Neste filme – com uma banda sonora impecável e uma abordagem frontal aos sentimentos decorrentes de (re)construções de vidas com mais passos atrás do que à frente – não há vítimas nem vilões. Há pessoas. E para isso é vital a representação contrastante entre a atração do par Efira (brilhante em todas as cenas) e Zem (lento e introspetivo), e o papel das demais personagens (que, cheias de naturalidade, causam avanços na arquitetura chã dos cenários e da vibrante narrativa). O realismo e a fantasia, o romantismo e a sinceridade, o humor e a seriedade, o ritmo certo e, por fim, a luminosidade intrigante são deliciosos, mas mereciam diálogos mais finos.
A partir da ótica de um teólogo, este filme tem diversos veios temáticos muito interessantes. O primeiro é o do drama de quem, embora feliz, sente o apelo à maternidade a correr num sentido e o relógio biológico no outro. Quantas mulheres conhecemos que, em nome da liberdade e da carreira, atrasaram compromissos matrimoniais e de geração? As consequências disso e do eventual “não dar à vida” podem ser dilacerantes, mesmo para quem afirma querer romper com as tradicionais expectativas do passado. Mas há a possibilidade de, mesmo assim, se encontrar felicidade, conquanto não se torne os “filhos dos outros” em moeda de troca para aquela.

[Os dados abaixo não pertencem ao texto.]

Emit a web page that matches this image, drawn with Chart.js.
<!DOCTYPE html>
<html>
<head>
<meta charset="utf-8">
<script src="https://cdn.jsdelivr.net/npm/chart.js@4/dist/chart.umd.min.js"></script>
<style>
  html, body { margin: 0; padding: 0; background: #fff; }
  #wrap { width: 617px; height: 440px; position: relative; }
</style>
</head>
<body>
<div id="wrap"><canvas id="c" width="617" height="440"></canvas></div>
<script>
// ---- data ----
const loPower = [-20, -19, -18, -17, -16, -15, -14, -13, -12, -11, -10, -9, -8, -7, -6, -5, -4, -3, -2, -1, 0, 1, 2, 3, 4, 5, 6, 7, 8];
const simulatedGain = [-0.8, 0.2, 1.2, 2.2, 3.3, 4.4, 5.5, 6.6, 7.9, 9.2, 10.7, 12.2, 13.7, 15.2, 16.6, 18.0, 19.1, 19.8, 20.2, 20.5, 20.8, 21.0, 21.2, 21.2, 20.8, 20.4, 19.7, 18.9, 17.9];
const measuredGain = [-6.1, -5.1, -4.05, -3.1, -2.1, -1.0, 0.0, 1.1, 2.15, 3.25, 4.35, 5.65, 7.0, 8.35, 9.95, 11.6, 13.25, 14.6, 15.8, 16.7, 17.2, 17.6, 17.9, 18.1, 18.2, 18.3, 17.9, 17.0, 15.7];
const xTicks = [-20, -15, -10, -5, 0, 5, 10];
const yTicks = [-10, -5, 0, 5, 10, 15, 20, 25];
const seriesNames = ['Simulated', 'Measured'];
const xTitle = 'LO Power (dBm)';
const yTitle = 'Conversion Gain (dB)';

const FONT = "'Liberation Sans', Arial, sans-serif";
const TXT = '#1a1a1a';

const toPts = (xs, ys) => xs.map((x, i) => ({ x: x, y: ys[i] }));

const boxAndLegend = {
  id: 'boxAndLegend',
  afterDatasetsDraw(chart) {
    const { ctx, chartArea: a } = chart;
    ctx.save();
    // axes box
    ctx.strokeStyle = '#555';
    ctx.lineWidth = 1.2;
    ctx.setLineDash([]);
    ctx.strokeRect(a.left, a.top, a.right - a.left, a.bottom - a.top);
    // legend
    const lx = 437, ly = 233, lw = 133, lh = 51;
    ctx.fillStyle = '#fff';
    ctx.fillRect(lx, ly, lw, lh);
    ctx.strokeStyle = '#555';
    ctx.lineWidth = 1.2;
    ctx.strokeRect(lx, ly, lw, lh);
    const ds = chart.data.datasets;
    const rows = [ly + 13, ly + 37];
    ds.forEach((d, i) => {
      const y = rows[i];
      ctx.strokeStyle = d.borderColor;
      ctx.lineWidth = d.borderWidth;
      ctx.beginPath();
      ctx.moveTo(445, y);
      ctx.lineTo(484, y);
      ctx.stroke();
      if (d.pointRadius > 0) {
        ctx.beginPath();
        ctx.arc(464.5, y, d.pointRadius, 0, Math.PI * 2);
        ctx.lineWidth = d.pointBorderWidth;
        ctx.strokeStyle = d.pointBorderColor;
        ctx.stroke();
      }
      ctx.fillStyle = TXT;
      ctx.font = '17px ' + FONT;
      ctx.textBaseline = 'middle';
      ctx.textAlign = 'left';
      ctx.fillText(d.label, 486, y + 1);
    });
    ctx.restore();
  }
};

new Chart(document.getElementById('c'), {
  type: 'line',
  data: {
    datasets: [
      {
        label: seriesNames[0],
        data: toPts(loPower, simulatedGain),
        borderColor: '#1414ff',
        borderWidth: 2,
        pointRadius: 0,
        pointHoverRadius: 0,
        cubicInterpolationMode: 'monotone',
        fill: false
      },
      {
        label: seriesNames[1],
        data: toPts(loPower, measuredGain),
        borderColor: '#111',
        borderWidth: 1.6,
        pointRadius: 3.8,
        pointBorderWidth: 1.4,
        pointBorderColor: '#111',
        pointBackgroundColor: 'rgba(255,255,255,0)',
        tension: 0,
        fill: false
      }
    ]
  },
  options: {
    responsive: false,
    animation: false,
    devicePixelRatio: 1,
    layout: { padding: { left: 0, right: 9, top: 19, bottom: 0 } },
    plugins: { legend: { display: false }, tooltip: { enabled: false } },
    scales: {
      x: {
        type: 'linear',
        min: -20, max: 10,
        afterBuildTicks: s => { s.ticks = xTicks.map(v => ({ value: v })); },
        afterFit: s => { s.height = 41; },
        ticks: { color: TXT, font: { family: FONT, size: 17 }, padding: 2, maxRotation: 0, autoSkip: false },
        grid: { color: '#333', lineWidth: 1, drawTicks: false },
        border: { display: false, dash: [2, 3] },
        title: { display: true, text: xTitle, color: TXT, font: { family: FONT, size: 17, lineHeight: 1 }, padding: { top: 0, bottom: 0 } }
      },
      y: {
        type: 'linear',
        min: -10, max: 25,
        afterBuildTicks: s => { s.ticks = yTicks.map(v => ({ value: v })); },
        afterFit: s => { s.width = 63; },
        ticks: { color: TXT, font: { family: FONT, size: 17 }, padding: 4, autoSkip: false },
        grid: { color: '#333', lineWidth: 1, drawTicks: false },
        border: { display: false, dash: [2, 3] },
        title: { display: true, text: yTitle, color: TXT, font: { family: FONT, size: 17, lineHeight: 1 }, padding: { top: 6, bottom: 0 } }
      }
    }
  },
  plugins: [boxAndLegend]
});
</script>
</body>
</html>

O segundo é o do valor da vida humana quando se não tem filhos ou, então, se opta por ser, ou (por vezes dolorosamente) se vê a viver sendo, celibatário. A construção da identidade própria e do sentido desta, diante do um cenário mais comum (por vezes idealizado) que pode gerar perceções de exclusão, pode ser mais difícil, mas não impossível. Basta olhar, por exemplo, para Jesus. A vida permanece amável e ninguém é jamais privado do amor de Deus nem dos demais a quem procura para – com bondade, generosidade alegria e coragem – se fazer próximo. A ação amorosa assim vivida, embora com mais limites e menos instintiva (mas talvez justamente mais preciosa), cria hábitos que podem engendrar sentimentos que enchem a nossa alma e, às vezes só por interstícios, iluminam onde a história da nossa vida de amor encaixa na história de Deus.
Enfim, temos o tema das novas formas de formação de relações afetivo-familiares. São tão reais como Deus. Não as devemos ignorar nem ostracizar quem as vive. Mais: devemos fazer tudo para impedir que a tristeza, que nelas possa certamente advir, oculte os pequenos dons divinos que, também através das nossas comunidades eclesiais, lhes chegam. Isto mostra que a nossa vida tem mais do que um aspeto; tem uma miríade de ensejos conquanto não os absolutizemos, antes os asilemos em Jesus. Afinal, o cerne numa mulher (como ocorre nesta obra) não é ser ou não mãe, mas ser mulher n’Aquele.
(* França, 2022; dirigido por Rebecca Zlotowski; com Virginie Efira, Roschdy Zem, Chiara Mastroianni; Yamée Couture e Callie Ferreira-Gonçalves).